来自for循环的嵌套dict向所有嵌套键添加相同的值

时间:2019-09-29 16:53:59

标签: python dictionary for-loop

我有包含多边形的地址数据和shapefile,并尝试确定每个地址与每个多边形的最近距离(以英里为单位),然后创建一个嵌套字典,其中包含所有信息,格式为:

nested_dict = {poly_1: {address1: distance, address2 : distance}, 
               poly2: {address1: distance, address2: distance}, etc}

我正在使用的完整适用代码是:

import pandas as pd
from shapely.geometry import mapping, Polygon, LinearRing, Point
import geopandas as gpd
from math import radians, cos, sin, asin, sqrt

address_dict = {k: [] for k in addresses_geo.input_string}
sludge_dtc = {k: [] for k in sf_geo.unique_name}

def haversine(lon1, lat1, lon2, lat2):
    """
    Calculate the great circle distance between two points
    on the earth (specified in decimal degrees)
    """
    # convert decimal degrees to radians
    lon1, lat1, lon2, lat2 = map(radians, [lon1, lat1, lon2, lat2])

    # haversine formula
    dlon = lon2 - lon1
    dlat = lat2 - lat1
    a = sin(dlat/2)**2 + cos(lat1) * cos(lat2) * sin(dlon/2)**2
    c = 2 * asin(sqrt(a))
    r = 3956 # Radius of earth in miles. Use 6371 for kilometers
    return c * r

# Here's the key loop that isn't working correctly
for unique_name, i in zip(sf_geo.unique_name, sf_geo.index):
    for address, pt in zip(addresses_geo.input_string, addresses_geo.index):
        pol_ext = LinearRing(sf_geo.iloc[i].geometry.exterior.coords)
        d = pol_ext.project(addresses_geo.iloc[pt].geometry)
        p = pol_ext.interpolate(d)
        closest_point_coords = list(p.coords)[0]
        # print(closest_point_coords)
        dist = haversine(addresses_geo.iloc[pt].geometry.x,
                         addresses_geo.iloc[pt].geometry.y,
                         closest_point_coords[0], closest_point_coords[1])
        address_dict[address] = dist
    sludge_dtc[unique_name] = address_dict
# Test results on a single address
addresses_with_sludge_distance = pd.DataFrame(sludge_dtc)
print(addresses_with_sludge_distance.iloc[[1]].T)

如果我将此代码分解并尝试计算单个多边形的距离,它似乎可以正常工作。但是,当我创建DataFrame并检查地址时,它为每个多边形列出了相同的距离。

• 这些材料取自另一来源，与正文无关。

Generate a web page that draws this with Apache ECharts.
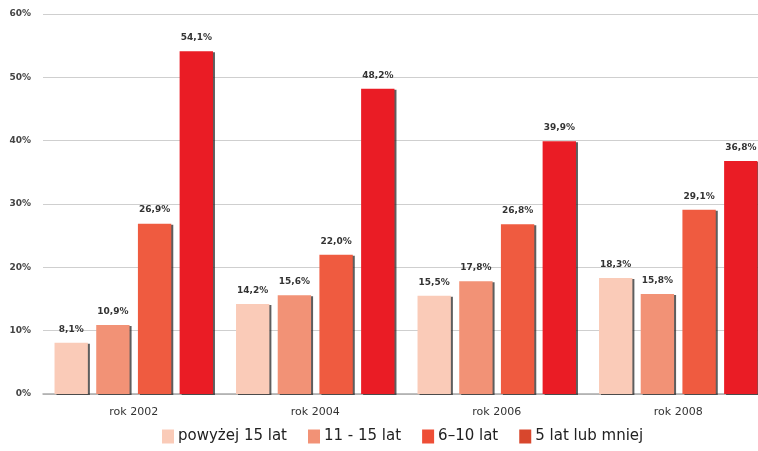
<!DOCTYPE html>
<html><head><meta charset="utf-8">
<script src="https://cdn.jsdelivr.net/npm/echarts@6/dist/echarts.min.js"></script>
<style>html,body{margin:0;padding:0;background:#fff}#c{width:758px;height:451px}</style>
</head><body><div id="c"></div>
<script>
var categories = ['rok 2002', 'rok 2004', 'rok 2006', 'rok 2008'];
var seriesNames = ['powyżej 15 lat', '11 - 15 lat', '6–10 lat', '5 lat lub mniej'];
var over15 = [8.1, 14.2, 15.5, 18.3];
var y11to15 = [10.9, 15.6, 17.8, 15.8];
var y6to10 = [26.9, 22.0, 26.8, 29.1];
var upTo5 = [54.1, 48.2, 39.9, 36.8];
var yTicks = [0, 10, 20, 30, 40, 50, 60];
var colors = ['#FACBB8', '#F29276', '#EF5B40', '#EA1C25'];
var legendColors = ['#FACBB8', '#F29276', '#EE4E36', '#D8472D'];
var values = [over15, y11to15, y6to10, upTo5];

var chart = echarts.init(document.getElementById('c'));
var fmt = function (v) { return v.toFixed(1).replace('.', ',') + '%'; };
chart.setOption({
  animation: false,
  grid: { left: 43, width: 726, top: 14, bottom: 57, containLabel: false, outerBoundsMode: 'none' },
  legend: {
    bottom: 2, left: 157, itemWidth: 12, itemHeight: 14, itemGap: 21,
    textStyle: { fontFamily: 'DejaVu Sans', fontSize: 15, color: '#222', padding: [0, 0, 0, -1] },
    data: seriesNames.map(function (n, i) { return { name: n, icon: 'rect', itemStyle: { color: legendColors[i] } }; })
  },
  xAxis: {
    type: 'category', data: categories,
    axisLine: { lineStyle: { color: '#aaa', width: 1.5 } },
    axisTick: { show: false },
    axisLabel: { fontFamily: 'DejaVu Sans', fontSize: 11, color: '#333', margin: 13 }
  },
  yAxis: {
    type: 'value', min: 0, max: 60, interval: 10,
    axisLine: { show: false }, axisTick: { show: false },
    axisLabel: { fontFamily: 'DejaVu Sans', fontSize: 9, fontWeight: 'bold', color: '#444', margin: 12,
      formatter: function (v) { return yTicks.indexOf(v) >= 0 ? v + '%' : ''; } },
    splitLine: { lineStyle: { color: '#cfcfcf', width: 1.2 } }
  },
  series: seriesNames.map(function (n, i) {
    return {
      name: n, type: 'bar', data: values[i],
      barGap: '25%', barCategoryGap: '12.7%',
      itemStyle: { color: colors[i], shadowColor: 'rgba(40,40,40,0.75)', shadowOffsetX: 2, shadowOffsetY: 1, shadowBlur: 0 },
      label: { show: true, position: 'top', distance: 9, fontFamily: 'DejaVu Sans', fontSize: 9, fontWeight: 'bold', color: '#333',
        formatter: function (p) { return fmt(p.value); } }
    };
  })
});
</script></body></html>
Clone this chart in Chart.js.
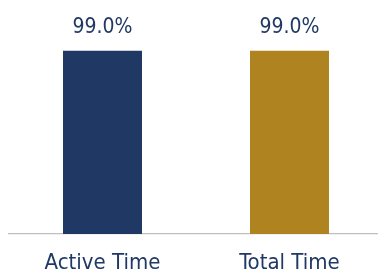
<!DOCTYPE html>
<html>
<head>
<meta charset="utf-8">
<script src="https://cdn.jsdelivr.net/npm/chart.js@4"></script>
<style>
  html, body { margin: 0; padding: 0; background: #fff; }
  #wrap { width: 378px; height: 273px; overflow: hidden; position: relative; }
  #box { width: 383px; height: 273px; position: absolute; left: 0; top: 0; }
</style>
</head>
<body>
<div id="wrap"><div id="box"><canvas id="timeChart"></canvas></div></div>
<script>
// chart data
const categories = ['Active Time', 'Total Time'];
const values = [99.0, 99.0];
const barColors = ['#1F3864', '#AE8320'];

const FONT = '"DejaVu Sans Condensed", "DejaVu Sans", sans-serif';
const TEXT = '#1F3864';

// draws the value above each bar
const valueLabels = {
  id: 'valueLabels',
  afterDatasetsDraw(chart) {
    const ctx = chart.ctx;
    const meta = chart.getDatasetMeta(0);
    ctx.save();
    ctx.font = '21px ' + FONT;
    ctx.fillStyle = TEXT;
    ctx.textAlign = 'center';
    ctx.textBaseline = 'alphabetic';
    meta.data.forEach((bar, i) => {
      ctx.fillText(values[i].toFixed(1) + '%', bar.x, bar.y - 18);
    });
    ctx.restore();
  }
};

new Chart(document.getElementById('timeChart'), {
  type: 'bar',
  data: {
    labels: categories,
    datasets: [{
      data: values,
      backgroundColor: barColors,
      borderWidth: 0,
      barPercentage: 0.4225,
      categoryPercentage: 1
    }]
  },
  options: {
    responsive: true,
    maintainAspectRatio: false,
    animation: false,
    layout: { padding: { top: 49, left: 9, right: 0, bottom: -19 } },
    plugins: { legend: { display: false }, tooltip: { enabled: false } },
    scales: {
      x: {
        grid: { display: false, drawTicks: false },
        border: { display: true, color: '#BFBFBF', width: 1.3 },
        ticks: {
          color: TEXT,
          padding: 18,
          font: { family: FONT, size: 22, lineHeight: 1 }
        }
      },
      y: { display: false, min: 0, max: 100 }
    }
  },
  plugins: [valueLabels]
});
</script>
</body>
</html>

因此,内部dict-key'123 Main Street'对于外部dict中的每个多边形键都有5.25英里,而'456 South Street'对于外部dict中的每个多边形键都有6.13英里。 (弥补例子。)

我意识到我必须以设置for循环的方式做一些愚蠢的事情,但是我无法弄清楚。我已经颠倒了for语句的顺序,陷入了缩进的局面-所有结果都是相同的。

为了明确起见,我想做的是:

  • 先获取一个多边形,然后
  • 对于地址数据中的每个地址,找到与该多边形的距离,然后将地址作为键并将距离作为值添加到address_dict字典中
  • 计算完所有地址后,将整个地址字典添加为sludge_dtc中的多边形键值
  • 移至下一个多边形并继续

有什么想法我想念的吗?

1 个答案:

答案 0 :(得分:1)

问题非常简单,您始终使用相同的address_dict实例。 您只需要在每个键循环内重新创建它即可。

import pandas as pd
from shapely.geometry import mapping, Polygon, LinearRing, Point
import geopandas as gpd
from math import radians, cos, sin, asin, sqrt

def haversine(lon1, lat1, lon2, lat2):
    """
    Calculate the great circle distance between two points
    on the earth (specified in decimal degrees)
    """
    # convert decimal degrees to radians
    lon1, lat1, lon2, lat2 = map(radians, [lon1, lat1, lon2, lat2])

    # haversine formula
    dlon = lon2 - lon1
    dlat = lat2 - lat1
    a = sin(dlat/2)**2 + cos(lat1) * cos(lat2) * sin(dlon/2)**2
    c = 2 * asin(sqrt(a))
    r = 3956 # Radius of earth in miles. Use 6371 for kilometers
    return c * r

sludge_dtc = {k: [] for k in sf_geo.unique_name}

# Here's the key loop that isn't working correctly
for unique_name, i in zip(sf_geo.unique_name, sf_geo.index):

    address_dict = {k: [] for k in addresses_geo.input_string}

    for address, pt in zip(addresses_geo.input_string, addresses_geo.index):
        pol_ext = LinearRing(sf_geo.iloc[i].geometry.exterior.coords)
        d = pol_ext.project(addresses_geo.iloc[pt].geometry)
        p = pol_ext.interpolate(d)
        closest_point_coords = list(p.coords)[0]
        # print(closest_point_coords)
        dist = haversine(addresses_geo.iloc[pt].geometry.x,
                         addresses_geo.iloc[pt].geometry.y,
                         closest_point_coords[0], closest_point_coords[1])
        address_dict[address] = dist
    sludge_dtc[unique_name] = address_dict
# Test results on a single address
addresses_with_sludge_distance = pd.DataFrame(sludge_dtc)
print(addresses_with_sludge_distance.iloc[[1]].T)

另一个注意事项:

您正在创建将空列表作为值的空字典,但是直接设置值之后(替换了空列表)。如果您需要收集值列表,则应将append个值添加到现有列表中,例如:

address_dict[address].append(dist)

sludge_dtc[unique_name].append(address_dict)